BME 110 Computational Biology Tools

In-class Exercises, January 22

  1. Get JAVA tools for dot-plotting to run on your computer

    Complement Receptor 1 (CR1) is an important protein in your immune system. It has homologs in primate species that are quite similar in sequence. In addition parts of its sequence (at protein and/or at DNA-level) are similar to itself, i.e. it contains internally repeated domains. Investigate this using dot plots using the tools Dotlet (a JAVA applet) and JDotter (a JAVA Web Start application).

    Note: Dotlet has a nice "learn by example" page - study that first. Personally for use I'd prefer JDotter but, to be honest, we would not use dotplotting (anymore) to investigate a protein (see lecture) and most visual features of these programs seem fairly... useless. Still, please try to get both programs to run; it is important for us to ensure that you can run both JAVA applets and JAVA Webstart applications on your laptops in future exercises (and exams).

  2. Run a PSI-BLAST search at NCBI

    PSI-BLAST uses the same query form as BLASTP does. Your next problem set (home work 2) also guides you through an example but let's try this one to get started. It will hopefully demonstrate nicely to you that the increased sensitivity of PSI-BLAST sometimes makes it worth the "hassle" of having to interact with the program and go through several rounds of searching.

    Use human actin as your query sequence (you could get it through NCBI but, just for fun, why don't you retrieve the FASTA-formatted sequence from SwissProt this time: http://www.expasy.org/swissprot - the SwissProt accession "number" is ACTC_HUMAN). To make sure you can cope with the large lists of homologs you will obtain, change the parameters so that that is not an issue (e.g. so that up to 5000 alignments are displayed). Also, since there are so many homologs we can use a less populated but better annotated database: SwissProt. Just like in the HW2 instructions, I will use the check boxes to select only those sequences in each iteration with E-values better (=lower) than 1E-04. However, please note that you could do this automatically also, by setting the PSI-BLAST inclusion threshold to this value, as suggested at the end of the lecture.

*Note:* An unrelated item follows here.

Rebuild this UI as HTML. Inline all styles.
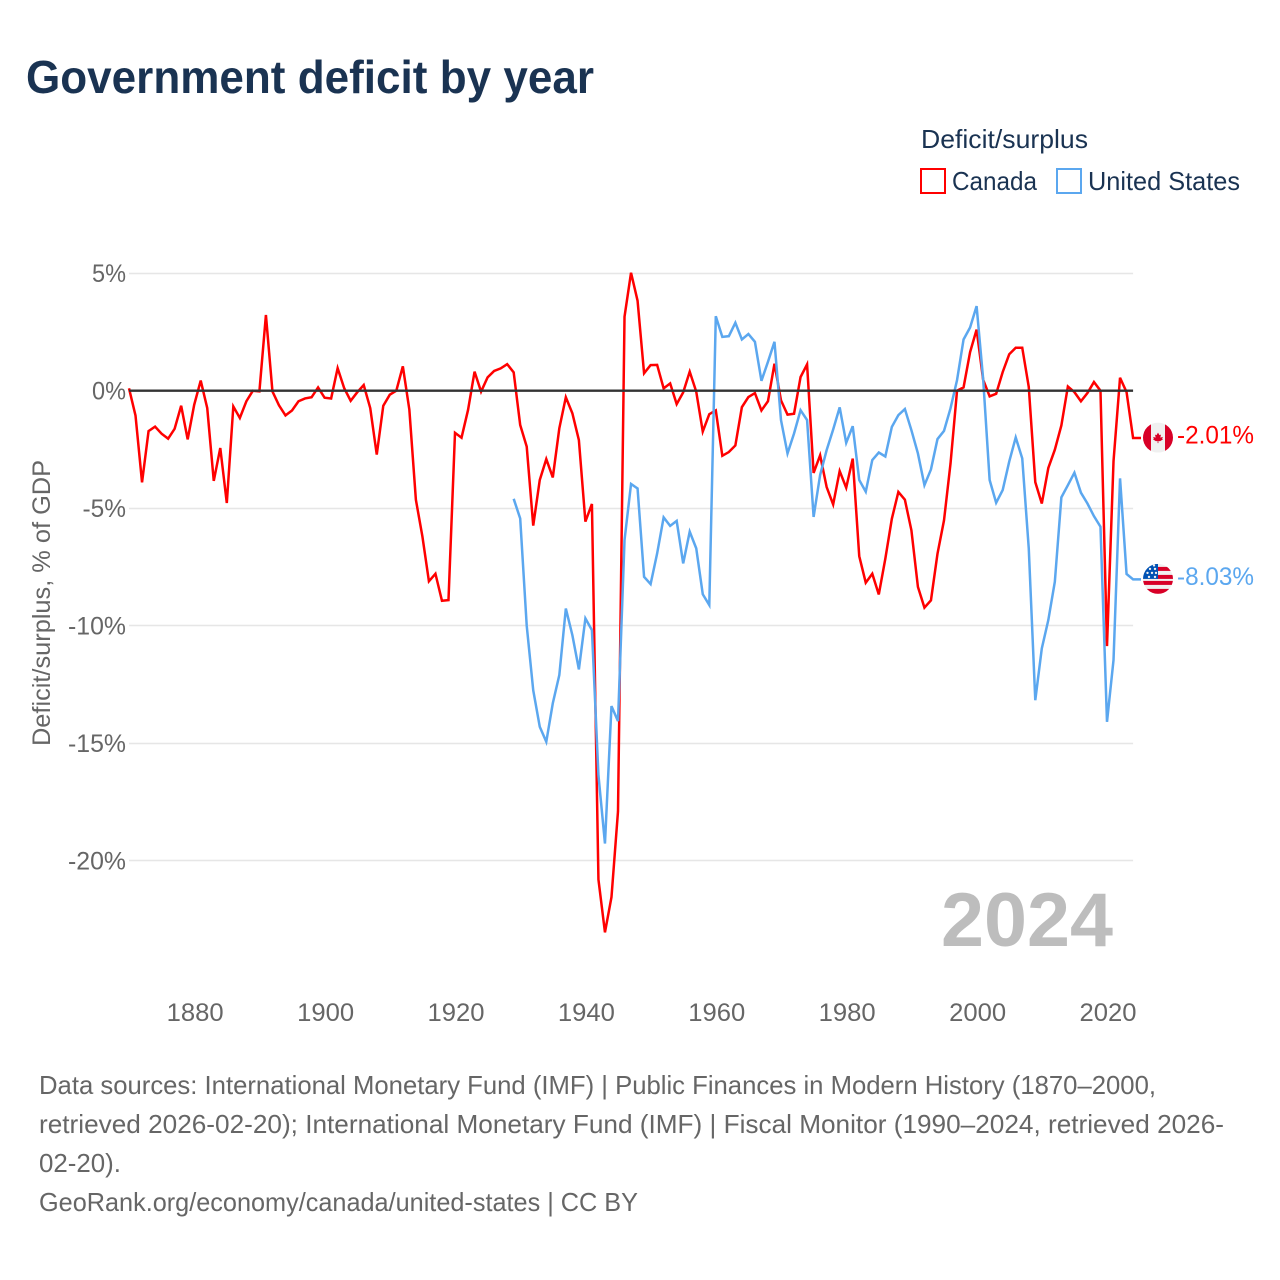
<!DOCTYPE html>
<html lang="en">
<head>
<meta charset="utf-8">
<title>Government deficit by year</title>
<style>
html,body{margin:0;padding:0;background:#fff;width:1280px;height:1280px;overflow:hidden}
svg{display:block}
text{font-family:"Liberation Sans",sans-serif}
</style>
</head>
<body>
<svg id="chart" xmlns="http://www.w3.org/2000/svg" width="1280" height="1280" viewBox="0 0 1280 1280">
  <rect width="1280" height="1280" fill="#ffffff"/>
  <text x="26" y="93" font-size="46" font-weight="700" fill="#1a3352" textLength="568" lengthAdjust="spacingAndGlyphs">Government deficit by year</text>

  <g>
    <text x="921" y="148" font-size="26" fill="#1a3352" textLength="167" lengthAdjust="spacingAndGlyphs">Deficit/surplus</text>
    <rect x="921" y="169" width="24" height="24" fill="none" stroke="#ff0000" stroke-width="2"/>
    <text x="952" y="190" font-size="26" fill="#1a3352" textLength="85" lengthAdjust="spacingAndGlyphs">Canada</text>
    <rect x="1057" y="169" width="24" height="24" fill="none" stroke="#5ba7ef" stroke-width="2"/>
    <text x="1088" y="190" font-size="26" fill="#1a3352" textLength="152" lengthAdjust="spacingAndGlyphs">United States</text>
  </g>

  <g id="grid"></g>
  <g id="yLabels"></g>
  <g id="xLabels"></g>
  <text transform="translate(50,603) rotate(-90)" text-anchor="middle" font-size="25" fill="#666666" textLength="286" lengthAdjust="spacingAndGlyphs">Deficit/surplus, % of GDP</text>

  <text x="941" y="946" font-size="76" font-weight="700" fill="#bdbdbd" textLength="172" lengthAdjust="spacingAndGlyphs">2024</text>

  <g id="series"></g>
  <line id="zeroLine" stroke="#333333" stroke-width="2.4"/>

  <defs>
    <clipPath id="flagClip"><circle cx="0" cy="0" r="15"/></clipPath>
  </defs>

  <g id="flagCanada">
    <g clip-path="url(#flagClip)">
      <rect x="-15" y="-15" width="30" height="30" fill="#f0f0f0"/>
      <rect x="-15" y="-15" width="8" height="30" fill="#d80027"/>
      <rect x="7" y="-15" width="8" height="30" fill="#d80027"/>
      <polygon fill="#d80027" points="0,-5 1.5,-2.5 3,-3 2.3,0 4.8,-0.8 4.2,1.2 5,1.8 2,3.6 1,3.4 0.4,3.5 0.4,5.5 -0.4,5.5 -0.4,3.5 -1,3.4 -2,3.6 -5,1.8 -4.2,1.2 -4.8,-0.8 -2.3,0 -3,-3 -1.5,-2.5"/>
    </g>
  </g>

  <g id="flagUS">
    <g clip-path="url(#flagClip)">
      <rect x="-15" y="-15" width="30" height="30" fill="#f0f0f0"/>
      <rect x="-1" y="-12" width="16" height="4" fill="#d80027"/>
      <rect x="-1" y="-4" width="16" height="4" fill="#d80027"/>
      <rect x="-15" y="2" width="30" height="4" fill="#d80027"/>
      <rect x="-15" y="10" width="30" height="5" fill="#d80027"/>
      <rect x="-15" y="-15" width="15" height="15" fill="#0052b4"/>
      <g fill="#f0f0f0">
        <circle cx="-9" cy="-2" r="1.2"/><circle cx="-3" cy="-2" r="1.2"/>
        <circle cx="-6" cy="-6" r="1.2"/><circle cx="-10.5" cy="-6" r="1.2"/><circle cx="-2" cy="-6" r="1.2"/>
        <circle cx="-8" cy="-10" r="1.2"/><circle cx="-3" cy="-10" r="1.2"/>
        <circle cx="-4" cy="-13.5" r="1.2"/>
      </g>
    </g>
  </g>
  <g id="endLabels"></g>

  <g font-size="26" fill="#666666">
    <text x="39" y="1094" textLength="1117" lengthAdjust="spacingAndGlyphs">Data sources: International Monetary Fund (IMF) | Public Finances in Modern History (1870–2000,</text>
    <text x="39" y="1133" textLength="1185" lengthAdjust="spacingAndGlyphs">retrieved 2026-02-20); International Monetary Fund (IMF) | Fiscal Monitor (1990–2024, retrieved 2026-</text>
    <text x="39" y="1172" textLength="82" lengthAdjust="spacingAndGlyphs">02-20).</text>
    <text x="39" y="1211" textLength="599" lengthAdjust="spacingAndGlyphs">GeoRank.org/economy/canada/united-states | CC BY</text>
  </g>
</svg>

<script>
const canadaStartYear = 1870;
const usStartYear = 1929;
const canadaValues = [
  0.1,-1.06,-3.9,-1.72,-1.53,-1.83,-2.04,-1.62,-0.64,-2.07,
  -0.6,0.43,-0.74,-3.84,-2.44,-4.78,-0.67,-1.16,-0.45,0,
  -0.03,3.22,-0.03,-0.62,-1.05,-0.84,-0.45,-0.33,-0.28,0.14,
  -0.3,-0.33,0.96,0.11,-0.43,-0.07,0.24,-0.74,-2.72,-0.64,
  -0.17,0,1.04,-0.81,-4.64,-6.2,-8.11,-7.79,-8.94,-8.91,
  -1.79,-2,-0.82,0.81,-0.04,0.57,0.84,0.95,1.13,0.78,
  -1.46,-2.38,-5.74,-3.8,-2.91,-3.69,-1.6,-0.28,-0.96,-2.1,
  -5.57,-4.82,-20.8,-23.05,-21.55,-17.9,3.15,5.02,3.83,0.74,
  1.09,1.1,0.1,0.31,-0.57,-0.07,0.81,-0.04,-1.74,-1.0,
  -0.84,-2.77,-2.61,-2.33,-0.7,-0.27,-0.1,-0.84,-0.45,1.15,
  -0.41,-1.02,-0.98,0.58,1.12,-3.5,-2.75,-4.1,-4.84,-3.42,
  -4.13,-2.89,-7.04,-8.17,-7.79,-8.67,-7.15,-5.45,-4.31,-4.64,
  -5.94,-8.35,-9.23,-8.92,-6.94,-5.52,-3.1,0,0.14,1.64,
  2.6,0.47,-0.24,-0.13,0.79,1.55,1.83,1.83,0.16,-3.89,
  -4.8,-3.29,-2.51,-1.48,0.18,-0.06,-0.45,-0.1,0.37,0,
  -10.87,-3,0.55,-0.06,-2.01
];
const usValues = [
  -4.6,
  -5.44,-10,-12.75,-14.3,-14.94,-13.3,-12.1,-9.27,-10.4,-11.86,
  -9.69,-10.19,-16.36,-19.27,-13.42,-14.06,-6.36,-3.97,-4.16,-7.92,
  -8.23,-6.93,-5.39,-5.75,-5.54,-7.35,-6,-6.71,-8.66,-9.12,
  3.17,2.29,2.32,2.89,2.18,2.41,2.08,0.42,1.23,2.08,
  -1.25,-2.67,-1.82,-0.83,-1.25,-5.37,-3.59,-2.53,-1.65,-0.71,
  -2.22,-1.51,-3.8,-4.3,-2.95,-2.63,-2.8,-1.54,-1.04,-0.78,
  -1.68,-2.67,-4.02,-3.35,-2.06,-1.71,-0.75,0.45,2.18,2.69,
  3.6,0.52,-3.8,-4.77,-4.23,-3.02,-1.99,-2.88,-6.71,-13.17,
  -10.97,-9.76,-8.13,-4.54,-4.02,-3.49,-4.34,-4.8,-5.34,-5.79,
  -14.09,-11.46,-3.73,-7.8,-8.03
];
const yTicks = [5,0,-5,-10,-15,-20];
const yTickLabels = ["5%","0%","-5%","-10%","-15%","-20%"];
const xTicks = [1880,1900,1920,1940,1960,1980,2000,2020];
const xTickLabels = ["1880","1900","1920","1940","1960","1980","2000","2020"];

const SVG_NS = "http://www.w3.org/2000/svg";
const xScale = function (year) { return 129 + (year - 1870) * 6.52; };
const yScale = function (v) { return 390.7 - v * 23.5; };
const leaderEndX = 1141;
const flagX = 1158;

const gridGroup = document.getElementById("grid");
const yGroup = document.getElementById("yLabels");
const xGroup = document.getElementById("xLabels");
const seriesGroup = document.getElementById("series");
const endGroup = document.getElementById("endLabels");

yTicks.forEach(function (t, i) {
  const y = yScale(t);
  if (t !== 0) {
    const g = document.createElementNS(SVG_NS, "line");
    
    
    g.setAttribute("x1", xScale(1870));
    g.setAttribute("x2", xScale(2024));
    g.setAttribute("y1", Math.round(y - 0.5) + 0.5);
    g.setAttribute("y2", Math.round(y - 0.5) + 0.5);
    g.setAttribute("stroke", "#e6e6e6");
    g.setAttribute("stroke-width", "1.4");
    gridGroup.appendChild(g);
  }
  const l = document.createElementNS(SVG_NS, "text");
  
  
  l.setAttribute("x", 126);
  l.setAttribute("y", y + 8.8);
  l.setAttribute("text-anchor", "end");
  l.setAttribute("font-size", "25");
  l.setAttribute("fill", "#666666");
  l.setAttribute("textLength", 14.5 * yTickLabels[i].length + (yTickLabels[i].length === 2 ? 5 : 0));
  l.setAttribute("lengthAdjust", "spacingAndGlyphs");
  l.textContent = yTickLabels[i];
  yGroup.appendChild(l);
});

xTicks.forEach(function (t, i) {
  const l = document.createElementNS(SVG_NS, "text");
  
  
  l.setAttribute("x", xScale(t) - 27.5);
  l.setAttribute("y", 1021);
  l.setAttribute("font-size", "25");
  l.setAttribute("fill", "#666666");
  l.setAttribute("textLength", "57");
  l.setAttribute("lengthAdjust", "spacingAndGlyphs");
  l.textContent = xTickLabels[i];
  xGroup.appendChild(l);
});

function buildPath(values, startYear) {
  let d = "";
  values.forEach(function (v, i) {
    d += (i === 0 ? "M" : "L") + xScale(startYear + i).toFixed(2) + " " + yScale(v).toFixed(2);
  });
  d += "L" + leaderEndX + " " + yScale(values[values.length - 1]).toFixed(2);
  return d;
}

const canadaLine = document.createElementNS(SVG_NS, "path");


canadaLine.setAttribute("d", buildPath(canadaValues, canadaStartYear));
canadaLine.setAttribute("fill", "none");
canadaLine.setAttribute("stroke", "#ff0000");
canadaLine.setAttribute("stroke-width", "2.5");
seriesGroup.appendChild(canadaLine);

const usLine = document.createElementNS(SVG_NS, "path");


usLine.setAttribute("d", buildPath(usValues, usStartYear));
usLine.setAttribute("fill", "none");
usLine.setAttribute("stroke", "#5ba7ef");
usLine.setAttribute("stroke-width", "2.5");
seriesGroup.appendChild(usLine);

const zero = document.getElementById("zeroLine");
zero.setAttribute("x1", xScale(1870));
zero.setAttribute("x2", xScale(2024));
zero.setAttribute("y1", yScale(0));
zero.setAttribute("y2", yScale(0));

const canadaLast = canadaValues[canadaValues.length - 1];
const usLast = usValues[usValues.length - 1];
document.getElementById("flagCanada").setAttribute("transform", "translate(" + flagX + "," + (yScale(canadaLast) - 0.3) + ")");
document.getElementById("flagUS").setAttribute("transform", "translate(" + flagX + "," + (yScale(usLast) - 0.5) + ")");

const canadaEnd = document.createElementNS(SVG_NS, "text");


canadaEnd.setAttribute("x", 1177);
canadaEnd.setAttribute("y", yScale(canadaLast) + 5.5);
canadaEnd.setAttribute("font-size", "25");
canadaEnd.setAttribute("fill", "#ff0000");
canadaEnd.setAttribute("textLength", "77");
canadaEnd.setAttribute("lengthAdjust", "spacingAndGlyphs");
canadaEnd.textContent = canadaLast.toFixed(2) + "%";
endGroup.appendChild(canadaEnd);

const usEnd = document.createElementNS(SVG_NS, "text");


usEnd.setAttribute("x", 1177);
usEnd.setAttribute("y", yScale(usLast) + 5.5);
usEnd.setAttribute("font-size", "25");
usEnd.setAttribute("fill", "#5ba7ef");
usEnd.setAttribute("textLength", "77");
usEnd.setAttribute("lengthAdjust", "spacingAndGlyphs");
usEnd.textContent = usLast.toFixed(2) + "%";
endGroup.appendChild(usEnd);
</script>
</body>
</html>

    If you run PSI-BLAST now over a few iterations until the search converges (i.e. no new sequences appear with as good or better E-values than your inclusion threshold), you will observe that distant homologs have names that indicate that they play a different biological role than actin... If you don't feel completely familiar with what actin's role in eukaryotic cells is, and what the role of these other proteins are, then have a look at the wikepedia entries for "actin" and for "chaperone(protein)".